Keep dreaming if you think Brexit is the reason craft beer breweries are going bust
Microbreweries never stood a chance in an over-saturated market of craft beer – it’s not the fault of Brexit, writes Paul Ormerod.
A couple of weeks in the Highlands is always refreshing; the scenery is fantastic and the locals are welcoming, even if the weather has been typical of a very British summer.
The experience was only marred in one respect: it was virtually impossible to obtain a pint of hand-pumped traditional bitter in the pubs. This outrage was compounded by the proliferation of craft beers, differing only in the extremity of their fruitiness and the ludicrous nature of their names.
It was therefore with considerable schadenfreude that I read that nearly 100 craft breweries had been forced to close down this year alone. At the start of this year 684 out of a total of 1,828 independent brewers were in trouble, according to the Guardian
In a further enjoyable twist, the article claimed “it all disappeared with Brexit”. The decision to leave the European Union in 2016 was held to be the main reason for the demise of micro-breweries in 2023.
One owner of a mothballed brewery opined that “We were heavily geared for export. We’d be selling to Finland, Sweden, Norway, Ireland, Netherlands, Italy, Spain. And it all disappeared with Brexit.” All this would, apparently, have been achieved by a company with a total capital investment of £70,000 – but for Brexit.
To be fair, there was also apportioning of blame to the other problems in the sector such as the cost of energy and the squeeze on living standards.
Much more interestingly, a parallel was drawn with the craft beer market in the United States. During the 1990s, the market boomed with thousands of new firms. By the end of the decade, most of them went bust. An American with experience of that time declared “Everybody thought it was cool, everybody started doing it and then everyone was competing to have the next new big thing. And you overwhelm your own market”.
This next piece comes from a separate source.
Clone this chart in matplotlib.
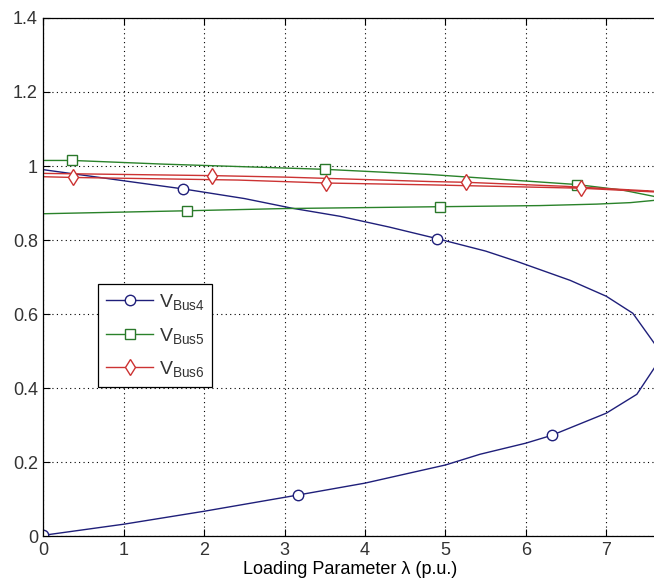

This episode is entirely typical of new markets. A few producers experiment with an entirely new offer. Consumers seem to like it and as a result, more and more entrepreneurs want to try their luck and enter the market. But most of the firms end up in liquidation, with just a few survivors.
This is not just in rather niche markets such as craft beer. We see the same phenomenon in markets which go on to become a key part of the economy. When the internet started to take off twenty-odd years ago, there was a veritable plethora of internet service providers. But the market consolidated quite rapidly and most companies disappeared.
The 15th century saw its own version of this in the form of the printing press. The Italian cities were the Silicon Valley of the day, nowhere more so than Venice at the centre of a dense network of international trade. In 1469, twelve companies were engaged there in the new activity of printing, but three years later, nine of them had failed.
In comparatively more modern times, between 1900 and 1920 there were almost 2,000 firms involved in automobile production in the US. Over 99 per cent disappeared.
Of course, there are always specific reasons why any particular company fails. Management inexperience is a major one amongst startups. But unanticipated events can hit even the largest companies, as the experience of banks during the financial crisis of the late 2000s shows.
So the shake out in the craft brewing industry is entirely typical. I live in hope that a strategy for survival is to extend the market reach and offer a more traditional ale in the portfolio.